Many Family Offices believe their portfolios underperform because they did not pick the right stocks or missed the latest investment trend. The truth is simpler — and far more important: they are taking risks that do not pay them.
Institutions call this uncompensated risk — risk that increases volatility, but does not increase expected return. This is what silently undermines returns one expects from long-term compounding.
1. Concentration Risks Disguised as Conviction
Family portfolios often resemble a collection of “favourite ideas” accumulated over time. This results in:
- Over-exposure to specific themes
- Idiosyncratic risk from individual positions
- “Home bias” toward domestic equities or real estate
This is not conviction. It is portfolio fragility.
2. Importance of Correlation
The correlation between different assets in the overall portfolio is crucial to overall portfolio net returns. A portfolio with highly correlated assets can have its net returns enhanced in good times, but likewise it can also produce heightened losses when the tide turns.

As such, when designing the constitution of any portfolio, investors should be mindful of the impact of correlation. Many Family Offices, however, may lean heavily on asset classes that they are more familiar with; when stress hits, exposures can positively correlate sharply and exacerbate losses.
To mitigate this, diversify with investments that have low correlation, which may include alternatives such as private credit, infrastructure, real asset and hedge-style diversifiers.
3. Excess Cash Is Also a Form of Risk
Holding large cash balances feels safe, but across the long term, cash:
- Drags down on real returns
- Lowers long-term purchasing power due to inflation
- Becomes a barrier to proper rebalancing and compounding
Institutions rarely hold more than 2 – 3% cash unless strategically needed.
4. Lack of Formal Risk Budgeting
Endowments and sovereign funds begin with a simple question: “How much risk can we afford to take, and where should that risk be allocated?”
Families rarely operate with such frameworks.

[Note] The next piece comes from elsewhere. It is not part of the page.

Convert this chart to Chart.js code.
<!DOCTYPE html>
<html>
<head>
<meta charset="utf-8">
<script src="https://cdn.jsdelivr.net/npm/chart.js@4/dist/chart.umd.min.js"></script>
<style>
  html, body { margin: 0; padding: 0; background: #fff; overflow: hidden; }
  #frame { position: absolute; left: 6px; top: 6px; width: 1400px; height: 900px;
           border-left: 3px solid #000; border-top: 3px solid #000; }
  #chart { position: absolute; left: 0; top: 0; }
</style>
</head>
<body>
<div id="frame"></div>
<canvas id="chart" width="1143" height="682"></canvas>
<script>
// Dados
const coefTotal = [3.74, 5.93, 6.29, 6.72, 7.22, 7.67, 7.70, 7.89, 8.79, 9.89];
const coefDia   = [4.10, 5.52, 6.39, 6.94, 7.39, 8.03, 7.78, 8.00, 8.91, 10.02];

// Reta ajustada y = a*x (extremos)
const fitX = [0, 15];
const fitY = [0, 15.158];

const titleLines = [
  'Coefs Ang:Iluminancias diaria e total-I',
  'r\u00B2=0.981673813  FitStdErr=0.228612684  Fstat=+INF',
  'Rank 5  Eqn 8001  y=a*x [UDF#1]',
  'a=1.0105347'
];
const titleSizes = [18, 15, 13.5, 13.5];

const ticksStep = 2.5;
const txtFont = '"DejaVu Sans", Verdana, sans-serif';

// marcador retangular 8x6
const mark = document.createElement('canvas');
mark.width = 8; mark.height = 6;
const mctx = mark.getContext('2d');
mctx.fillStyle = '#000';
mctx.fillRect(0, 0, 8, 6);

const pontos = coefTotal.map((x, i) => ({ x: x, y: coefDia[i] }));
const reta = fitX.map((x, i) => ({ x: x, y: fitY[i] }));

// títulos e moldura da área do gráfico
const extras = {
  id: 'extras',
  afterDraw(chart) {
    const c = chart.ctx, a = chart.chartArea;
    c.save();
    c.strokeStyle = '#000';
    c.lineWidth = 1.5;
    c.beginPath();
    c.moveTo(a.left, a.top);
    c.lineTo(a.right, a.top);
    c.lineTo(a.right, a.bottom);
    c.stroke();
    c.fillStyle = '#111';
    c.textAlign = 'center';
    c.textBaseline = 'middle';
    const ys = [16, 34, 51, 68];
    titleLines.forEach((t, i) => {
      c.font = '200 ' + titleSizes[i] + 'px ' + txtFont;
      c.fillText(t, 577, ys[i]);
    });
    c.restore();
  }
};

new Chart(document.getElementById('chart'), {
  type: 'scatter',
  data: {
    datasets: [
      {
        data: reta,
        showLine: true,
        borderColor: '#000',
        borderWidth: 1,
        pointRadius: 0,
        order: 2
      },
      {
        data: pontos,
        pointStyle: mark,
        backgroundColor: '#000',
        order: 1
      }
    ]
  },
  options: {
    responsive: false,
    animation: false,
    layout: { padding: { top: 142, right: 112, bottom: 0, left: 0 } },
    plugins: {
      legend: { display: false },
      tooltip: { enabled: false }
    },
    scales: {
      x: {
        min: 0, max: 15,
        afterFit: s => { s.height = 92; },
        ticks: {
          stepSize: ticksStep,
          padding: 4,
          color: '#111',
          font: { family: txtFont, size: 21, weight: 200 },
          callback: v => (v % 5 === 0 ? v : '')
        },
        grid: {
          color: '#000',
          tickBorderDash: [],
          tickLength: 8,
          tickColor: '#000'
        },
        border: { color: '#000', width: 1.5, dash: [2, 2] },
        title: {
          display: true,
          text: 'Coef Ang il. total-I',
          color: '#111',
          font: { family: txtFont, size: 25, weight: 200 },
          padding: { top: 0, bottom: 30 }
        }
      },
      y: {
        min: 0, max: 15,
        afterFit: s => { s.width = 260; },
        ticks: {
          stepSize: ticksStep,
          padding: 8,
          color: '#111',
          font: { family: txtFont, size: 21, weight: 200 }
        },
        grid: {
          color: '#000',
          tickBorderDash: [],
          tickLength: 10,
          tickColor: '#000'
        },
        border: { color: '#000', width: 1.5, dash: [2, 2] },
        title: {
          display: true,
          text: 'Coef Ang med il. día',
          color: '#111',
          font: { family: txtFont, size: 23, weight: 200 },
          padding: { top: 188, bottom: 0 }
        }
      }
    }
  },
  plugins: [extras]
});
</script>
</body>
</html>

Without proper risk budgeting:
- Portfolios develop unintended exposures
- Drawdowns become unpredictable
- Returns become inconsistent and luck-dependent
5. The Solution: Paid Risk, Not Random Risk
Institutional-grade portfolios focus on risks with positive long-term premia:
- Equity beta (at reasonable valuations)
- Credit spreads
- Illiquidity premium
- Real-asset income
- Duration at the right point in the cycle
- Adjust portfolio to account for the correlation of individual investments on a portfolio basis
It is essential to remove the noise. Keep the premia.
Key Takeaway
Most portfolios underperform not because Family Offices lack access to opportunities, but because they carry unpriced, unrewarded risks.
Fix this, and performance improves — not by taking more risk, but by taking the right kind.